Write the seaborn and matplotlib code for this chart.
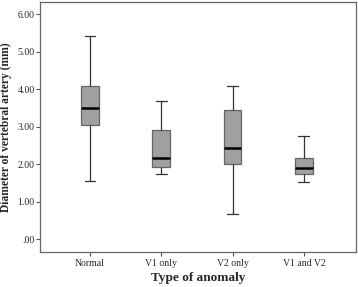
import matplotlib
matplotlib.use('agg')
import pandas as pd
import seaborn as sns
import matplotlib.pyplot as plt

X = "Type of anomaly"
Y = "Diameter of vertebral artery (mm)"

GROUPS = ["Normal", "V1 only", "V2 only", "V1 and V2"]
# five-number summaries: min, Q1, median, Q3, max
NORMAL = [1.56, 3.06, 3.49, 4.10, 5.42]
V1_ONLY = [1.73, 1.94, 2.16, 2.91, 3.70]
V2_ONLY = [0.68, 2.00, 2.44, 3.44, 4.10]
V1_V2 = [1.54, 1.74, 1.91, 2.16, 2.76]
YTICKS = [0, 1, 2, 3, 4, 5, 6]
YTICKLABELS = [".00", "1.00", "2.00", "3.00", "4.00", "5.00", "6.00"]


def create_data():
	frames = []
	for group, values in zip(GROUPS, [NORMAL, V1_ONLY, V2_ONLY, V1_V2]):
		frames.append(pd.DataFrame({X: group, Y: values}))
	return pd.concat(frames)


def main(output):
	df = create_data()

	sns.set_style("white")
	plt.rcParams['font.family'] = ['Liberation Serif', 'DejaVu Serif']

	fig = plt.figure(figsize=(3.58, 2.87), dpi=100)
	ax = fig.add_axes([0.112, 0.122, 0.882, 0.871])

	sns.boxplot(x=X, y=Y, data=df, order=GROUPS, ax=ax, whis=(0, 100), width=0.25,
				color="#a0a0a0", saturation=1, fliersize=0,
				boxprops=dict(edgecolor="#666666", linewidth=0.9),
				whiskerprops=dict(color="#333333", linewidth=0.9),
				capprops=dict(color="#333333", linewidth=0.9),
				medianprops=dict(color="black", linewidth=1.8))

	# whisker caps are a bit narrower than the boxes
	for line in ax.lines:
		xd = line.get_xdata()
		if len(xd) == 2 and xd[0] != xd[1] and line.get_ydata()[0] == line.get_ydata()[1]:
			if line.get_color() == "#333333":
				c = (xd[0] + xd[1]) / 2
				line.set_xdata([c - 0.075, c + 0.075])

	ax.set_xlim(-0.7, 3.73)
	ax.set_ylim(-0.34, 6.33)
	ax.set_yticks(YTICKS)
	ax.set_yticklabels(YTICKLABELS, fontsize=7)
	ax.tick_params(axis='x', labelsize=7, length=3, width=0.8, color="#555555", pad=2, direction='out')
	ax.tick_params(axis='y', length=3, width=0.8, color="#555555", pad=1, direction='out')
	ax.tick_params(bottom=True, left=True)

	for spine in ax.spines.values():
		spine.set_color("#666666")
		spine.set_linewidth(0.9)

	ax.set_xlabel(X, fontsize=9.5, fontweight='bold', labelpad=3)
	ax.set_ylabel(Y, fontsize=8.3, fontweight='bold', labelpad=4)

	fig.savefig(output, dpi=100)


if __name__ == "__main__":
	main("out.png")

§ **WHAT IS REQUIRED**
Copy out every line of the material above that mentions the word "seaborn".

§ **OUTPUT FOR THIS TASK**
Write the seaborn and matplotlib code for this chart.
import seaborn as sns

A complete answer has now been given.